Re: [patch 2/2] cpusets: add interleave_over_allowed option

!MAILaRCHIVE_VOTE_RePLACE
Previous message: [thread] [date] [author]
Next message: [thread] [date] [author]
To: David Rientjes <rientjes@...>
Cc: <clameter@...>, <Lee.Schermerhorn@...>, <akpm@...>, <ak@...>, <linux-kernel@...>
Date: Monday, October 29, 2007 - 12:27 am

> Nobody can show an example of an application that would be broken because 

Well, neither you nor I have shown an example.  That's different than
"nobody can."

Since it would affect any task setting memory policies while in a
cpuset holding less than all memory nodes, it seems potentially serious
to me.

Actually, I have one example.  The libcpuset library would have some
breakage with Choice B the only Choice.  But I'm in a position to deal
with that, so it's not a big deal.



Breaking the libnuma-Oracle solution stack is not an option.

And, unless someone in the know tells us otherwise, I have to assume
that this could break them.  Now, the odds are that they simply don't
run that solution stack on any system making active use of cpusets,
so the odds are this would be no problem for them.  But I don't
presently have enough knowledge of their situation to take that risk.

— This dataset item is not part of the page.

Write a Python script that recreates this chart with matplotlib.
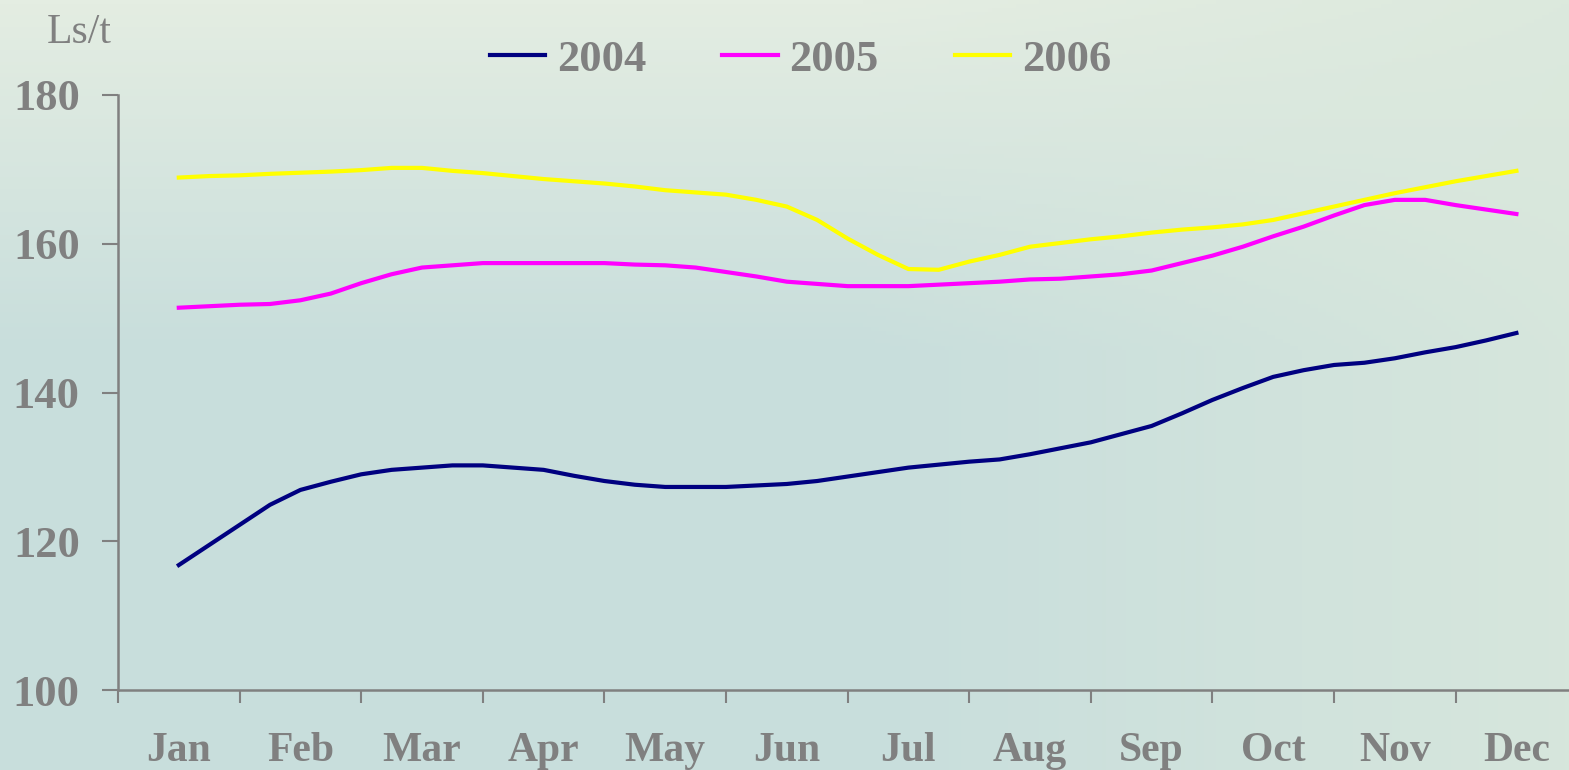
import numpy as np
import matplotlib
matplotlib.use('Agg')
import matplotlib.pyplot as plt

months = ['Jan', 'Feb', 'Mar', 'Apr', 'May', 'Jun',
          'Jul', 'Aug', 'Sep', 'Oct', 'Nov', 'Dec']

# weekly readings (4 per month, Jan to Dec)
price_2004 = [116.8, 119.5, 122.2, 124.9, 126.9, 128.0, 129.0, 129.6, 129.9,
              130.2, 130.2, 129.9, 129.6, 128.8, 128.1, 127.6, 127.3, 127.3,
              127.3, 127.5, 127.7, 128.1, 128.7, 129.3, 129.9, 130.3, 130.7,
              131.0, 131.7, 132.5, 133.3, 134.4, 135.5, 137.2, 139.0, 140.6,
              142.1, 143.0, 143.7, 144.0, 144.6, 145.4, 146.1, 147.0, 148.0]
price_2005 = [151.4, 151.6, 151.8, 151.9, 152.4, 153.3, 154.7, 155.9, 156.8,
              157.1, 157.4, 157.4, 157.4, 157.4, 157.4, 157.2, 157.1, 156.8,
              156.2, 155.6, 154.9, 154.6, 154.3, 154.3, 154.3, 154.5, 154.7,
              154.9, 155.2, 155.3, 155.6, 155.9, 156.4, 157.4, 158.4, 159.6,
              161.0, 162.3, 163.8, 165.2, 165.9, 165.9, 165.2, 164.6, 164.0]
price_2006 = [168.9, 169.1, 169.2, 169.4, 169.55, 169.7, 169.9, 170.2, 170.2,
              169.8, 169.5, 169.1, 168.7, 168.4, 168.1, 167.7, 167.2, 166.9,
              166.6, 165.9, 165.0, 163.2, 160.7, 158.5, 156.6, 156.5, 157.6,
              158.5, 159.6, 160.1, 160.6, 161.0, 161.5, 161.9, 162.2, 162.6,
              163.2, 164.1, 165.0, 165.9, 166.8, 167.6, 168.4, 169.1, 169.8]
years = ['2004', '2005', '2006']
colors = ['#000080', '#FF00FF', '#FFFF00']

grey = '#808080'
plt.rcParams['font.family'] = ['Liberation Serif', 'DejaVu Serif']

W, H = 1569, 770
fig = plt.figure(figsize=(W / 100, H / 100), dpi=100)

# soft textured-looking background
bg = fig.add_axes([0, 0, 1, 1], zorder=-10)
yy, xx = np.mgrid[0:1:200j, 0:1:400j]
top = np.array([228, 237, 226]) / 255
mid = np.array([200, 222, 220]) / 255
right = np.array([218, 232, 220]) / 255
t = np.clip(yy * 2.2, 0, 1)[..., None]
img = top * (1 - t) + mid * t
r = np.clip((xx - 0.55) / 0.45, 0, 1)[..., None] * 0.8
img = img * (1 - r) + right * r
bg.imshow(img, aspect='auto', extent=[0, 1, 0, 1])
bg.axis('off')

ax = fig.add_axes([118 / W, 80 / H, 12 * 121.6 / W, 595 / H])
ax.patch.set_alpha(0)

x = np.arange(len(price_2004)) / 4
for vals, name, c in zip([price_2004, price_2005, price_2006], years, colors):
    ax.plot(x, vals, color=c, lw=3, label=name, solid_joinstyle='round')

ax.set_xlim(-0.5, 11.5)
ax.set_ylim(100, 180)
ax.set_yticks([100, 120, 140, 160, 180])
ax.set_xticks(range(12))
ax.set_xticklabels(months)
ax.set_xticks(np.arange(-0.5, 12, 1), minor=True)

for s in ['top', 'right']:
    ax.spines[s].set_visible(False)
for s in ['left', 'bottom']:
    ax.spines[s].set_color(grey)
    ax.spines[s].set_linewidth(1.8)

ax.tick_params(axis='x', which='major', length=0, pad=30, labelsize=30,
               labelcolor=grey)
ax.tick_params(axis='x', which='minor', length=9.5, width=1.5, color=grey)
ax.tick_params(axis='y', length=11.5, width=1.5, color=grey, pad=16,
               labelsize=32, labelcolor=grey)
for lab in ax.get_xticklabels() + ax.get_yticklabels():
    lab.set_fontweight('bold')

fig.text(47 / W, 1 - 33 / H, 'Ls/t', color=grey, fontsize=30,
         ha='left', va='center')

fig.legend(loc='center left', bbox_to_anchor=(490 / W, 1 - 60 / H), ncol=3,
           frameon=False, borderaxespad=0, borderpad=0, handlelength=1.24,
           handletextpad=0.27, columnspacing=1.71,
           prop={'size': 32, 'weight': 'bold'}, labelcolor=grey)

fig.savefig('out.png', dpi=100)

We could get rid of Choice A once libnuma and libcpuset have adapted
to Choice B, and any other uses of Choice A that we've subsequently
identified have had sufficient time to adapt.

But dual support is pretty easy so far as the kernel code is concerned.
It's just a few nodes_remap() calls optionally invoked at a few key
spots in mm/mempolicy.c.  Consequently there won't be a big hurry to
remove Choice A.



There is no "_then_ attach the task to a cpuset."  On systems with
kernels configured with CONFIG_CPUSETS=y, all tasks are in a cpuset
all the time.  Moreover, from a practical point of view, on large
systems managed with cpuset based mechanisms, almost all tasks are in
cpusets that do not include all nodes, for the entire life of the task.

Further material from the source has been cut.